Stop Trying to Do More and More

In Theodore Levitt’s The Marketing Imagination , the renowned marketing professor said there was no such thing as a commodity, only people who think like commodities. Differentiation is still the name of the marketing game. Distinction in service, image and promise allows a brand to occupy a piece of a customer’s busy mind. More importantly, differentiation is the brand’s raison d’être, its reason for being that causes customers to think of it when they are ready to shop. And when they do shop, this is the brand that goes into real and virtual shopping carts.

Do Less, Better


Today, differentiation is under siege. Increasing customer and shareholder demands and the influx of new lower-cost competitors have CMOs caught in a ‘do more and more’ strategic paradigm. At a time when they should ‘do less, better,’ they are frantically adding more products, line extending brands, and adding endless features to products and services. The result is complexity. Complexity stifles organizations and confuses consumers.

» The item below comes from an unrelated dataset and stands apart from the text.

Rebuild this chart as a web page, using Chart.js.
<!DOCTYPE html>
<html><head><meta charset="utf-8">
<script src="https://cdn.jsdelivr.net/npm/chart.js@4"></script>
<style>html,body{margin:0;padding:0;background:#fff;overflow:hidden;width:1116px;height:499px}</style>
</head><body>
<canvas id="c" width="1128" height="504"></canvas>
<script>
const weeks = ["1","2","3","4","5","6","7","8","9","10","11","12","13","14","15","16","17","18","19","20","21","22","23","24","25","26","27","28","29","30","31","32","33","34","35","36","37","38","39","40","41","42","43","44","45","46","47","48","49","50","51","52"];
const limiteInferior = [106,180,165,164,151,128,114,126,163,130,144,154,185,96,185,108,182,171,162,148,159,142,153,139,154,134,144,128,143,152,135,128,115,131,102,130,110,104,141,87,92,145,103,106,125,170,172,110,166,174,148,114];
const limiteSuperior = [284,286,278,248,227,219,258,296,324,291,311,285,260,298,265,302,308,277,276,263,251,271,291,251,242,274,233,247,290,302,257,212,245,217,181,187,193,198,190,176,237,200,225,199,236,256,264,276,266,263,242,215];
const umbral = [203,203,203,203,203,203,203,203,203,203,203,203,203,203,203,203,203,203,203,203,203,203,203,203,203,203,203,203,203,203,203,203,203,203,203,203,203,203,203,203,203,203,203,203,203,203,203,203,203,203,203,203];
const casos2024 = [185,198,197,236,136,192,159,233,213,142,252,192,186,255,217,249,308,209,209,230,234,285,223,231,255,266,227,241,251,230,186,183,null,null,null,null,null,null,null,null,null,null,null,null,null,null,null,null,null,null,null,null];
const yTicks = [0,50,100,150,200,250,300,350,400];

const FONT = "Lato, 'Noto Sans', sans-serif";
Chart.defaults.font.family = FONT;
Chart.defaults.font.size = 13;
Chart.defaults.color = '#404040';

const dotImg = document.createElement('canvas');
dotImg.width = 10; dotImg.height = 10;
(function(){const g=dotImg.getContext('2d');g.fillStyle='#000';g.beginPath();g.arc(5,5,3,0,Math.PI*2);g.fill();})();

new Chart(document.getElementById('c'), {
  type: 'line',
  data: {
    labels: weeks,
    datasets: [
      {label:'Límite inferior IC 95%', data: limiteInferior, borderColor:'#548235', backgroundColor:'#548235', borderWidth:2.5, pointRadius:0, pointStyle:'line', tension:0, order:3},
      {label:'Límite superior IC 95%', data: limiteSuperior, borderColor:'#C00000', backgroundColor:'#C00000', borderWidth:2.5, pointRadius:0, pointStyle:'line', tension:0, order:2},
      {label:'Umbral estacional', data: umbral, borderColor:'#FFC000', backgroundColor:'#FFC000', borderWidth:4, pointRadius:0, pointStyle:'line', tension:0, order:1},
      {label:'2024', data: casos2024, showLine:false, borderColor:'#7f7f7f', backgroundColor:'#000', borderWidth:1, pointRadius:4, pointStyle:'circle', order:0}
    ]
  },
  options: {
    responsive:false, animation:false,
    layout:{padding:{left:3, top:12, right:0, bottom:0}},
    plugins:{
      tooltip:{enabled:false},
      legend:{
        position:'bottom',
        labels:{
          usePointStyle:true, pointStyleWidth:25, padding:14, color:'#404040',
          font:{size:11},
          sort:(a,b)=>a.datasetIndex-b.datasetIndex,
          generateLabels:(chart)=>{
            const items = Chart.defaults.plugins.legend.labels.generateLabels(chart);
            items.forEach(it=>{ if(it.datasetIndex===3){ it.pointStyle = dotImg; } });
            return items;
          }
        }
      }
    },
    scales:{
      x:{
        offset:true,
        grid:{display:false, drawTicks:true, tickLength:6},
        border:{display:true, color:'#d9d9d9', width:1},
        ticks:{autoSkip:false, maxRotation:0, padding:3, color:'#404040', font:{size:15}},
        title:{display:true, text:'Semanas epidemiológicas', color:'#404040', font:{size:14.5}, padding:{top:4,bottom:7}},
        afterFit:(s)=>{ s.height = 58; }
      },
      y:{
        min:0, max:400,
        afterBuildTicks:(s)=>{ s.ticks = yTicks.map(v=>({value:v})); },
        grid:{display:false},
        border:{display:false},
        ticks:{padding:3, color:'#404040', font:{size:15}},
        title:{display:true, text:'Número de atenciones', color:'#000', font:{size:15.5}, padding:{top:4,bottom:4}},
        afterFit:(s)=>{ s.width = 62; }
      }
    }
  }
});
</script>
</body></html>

Several big brand marketers have fallen on their own swords in their effort to drive growth. I have been a big fan of Kellogg’s since I was an account executive at the Leo Burnett Advertising Agency. The name stood for healthy breakfasts, and for decades adept marketers worked hard to fortify that stellar reputation. This good work established Kellogg’s Special K as a healthy, nutritious breakfast for diet-conscious women.

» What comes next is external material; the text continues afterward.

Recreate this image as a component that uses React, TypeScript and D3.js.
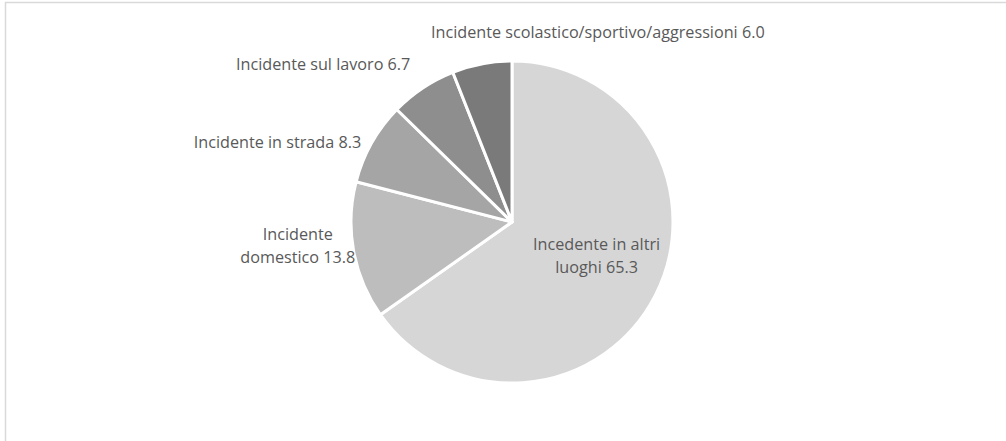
import * as d3 from "d3";

const categories = [
  "Incedente in altri luoghi",
  "Incidente domestico",
  "Incidente in strada",
  "Incidente sul lavoro",
  "Incidente scolastico/sportivo/aggressioni",
];
const values = [65.3, 13.8, 8.3, 6.7, 6.0];
const sliceColors = ["#d6d6d6", "#bdbdbd", "#a5a5a5", "#8e8e8e", "#7a7a7a"];

// label text lines (as shown on the chart)
const labelLines = [
  ["Incedente in altri", "luoghi 65.3"],
  ["Incidente", "domestico 13.8"],
  ["Incidente in strada 8.3"],
  ["Incidente sul lavoro 6.7"],
  ["Incidente scolastico/sportivo/aggressioni 6.0"],
];

// placement: radius factor, anchor, nudge
const labelPlace = [
  { k: 0.55, anchor: "middle", dx: 6, dy: -7 },
  { k: 1.34, anchor: "middle", dx: -2, dy: -15 },
  { k: 1.075, anchor: "end", dx: 0, dy: 5 },
  { k: 1.14, anchor: "end", dx: 0, dy: -5 },
  { k: 1.2, anchor: "middle", dx: 122, dy: 0 },
];

export default function App() {
  const width = 1006;
  const height = 441;
  const cx = 512;
  const cy = 222;
  const r = 161;
  const lineH = 23;

  const pie = d3
    .pie<number>()
    .sort(null)
    .value((d) => d);
  const arcs = pie(values);
  const arcGen = d3.arc<d3.PieArcDatum<number>>().innerRadius(0).outerRadius(r);

  return (
    <svg
      width={width}
      height={height}
      style={{ position: "absolute", left: 0, top: 0 }}
      fontFamily="'Open Sans', sans-serif"
    >
      <rect x={0} y={0} width={width} height={height} fill="#fff" />
      <rect
        x={5.5}
        y={2.5}
        width={width + 20}
        height={height + 20}
        fill="none"
        stroke="#d9d9d9"
        strokeWidth={1.5}
      />
      <g transform={`translate(${cx},${cy})`}>
        {arcs.map((a, i) => (
          <path
            key={categories[i]}
            d={arcGen(a) || ""}
            fill={sliceColors[i]}
            stroke="#fff"
            strokeWidth={3}
            strokeLinejoin="round"
          />
        ))}
        {arcs.map((a, i) => {
          const mid = (a.startAngle + a.endAngle) / 2;
          const p = labelPlace[i];
          const rr = r * p.k;
          const x = Math.sin(mid) * rr + p.dx;
          const y = -Math.cos(mid) * rr + p.dy;
          const lines = labelLines[i];
          const y0 = y - ((lines.length - 1) * lineH) / 2;
          return (
            <text
              key={"l" + i}
              textAnchor={p.anchor}
              fontSize={16.2}
              fill="#595959"
            >
              {lines.map((t, j) => (
                <tspan key={j} x={x} y={y0 + j * lineH} dy="0.35em">
                  {t}
                </tspan>
              ))}
            </text>
          );
        })}
      </g>
    </svg>
  );
}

Differentiation Requires Sacrifice


But, with a stagnating top and bottom line, Kellogg decided to spread their corporate wings. It is one thing to diversify, as per their acquisitions of Keebler and Pringles , but quite another to exploit a valuable brand asset by slapping ‘K’ on products that fail to build or live up to Kellogg’s Special K’s core positioning. This is the opposite of sacrifice—this is sacrilege.

I see the rationale for nutritious granola and cereal bars, but the launches of cracker chips and flatbread breakfast sandwiches under Special K goes too far. Special K Cracker Chips contain 110 calories per 30 gram serving. This is marginally less than Frito Lay’s 127 calories for the same weight. Flatbread sandwiches may be 40% less calories than McDonald’s version, but they are still a combo of cholesterol, fat, and sodium that won’t do you any good.

The Drums of KISS Continue to Beat


If you want differentiation, you have to ask yourself this question: What am I prepared to sacrifice to get it? Differentiation in marketing requires giving up a benefit or two or three to make one compelling promise. That doesn’t mean the relationship you have with your customers has to be boring. There are endless ways to engage without giving up on your brand’s core positioning. The drums of the long-serving KISS concept continue to beat in this complex business world. Those who embrace the notion of ‘keep it simple’ and ‘do less, better’ come out on top. Promising service is easy. Airlines, telecoms, and credit card companies promise customer satisfaction all the time; do they deliver it?

In the high tech and information age sectors, consumer and customer insight is the precursor to product and service differentiation. Successful companies don’t stumble upon insight. Inquisitive marketers burrow for it and conceptualize it. Then they act upon it. Great marketing becomes the cultural glue that binds every department and every employee to the vision—always has, always will.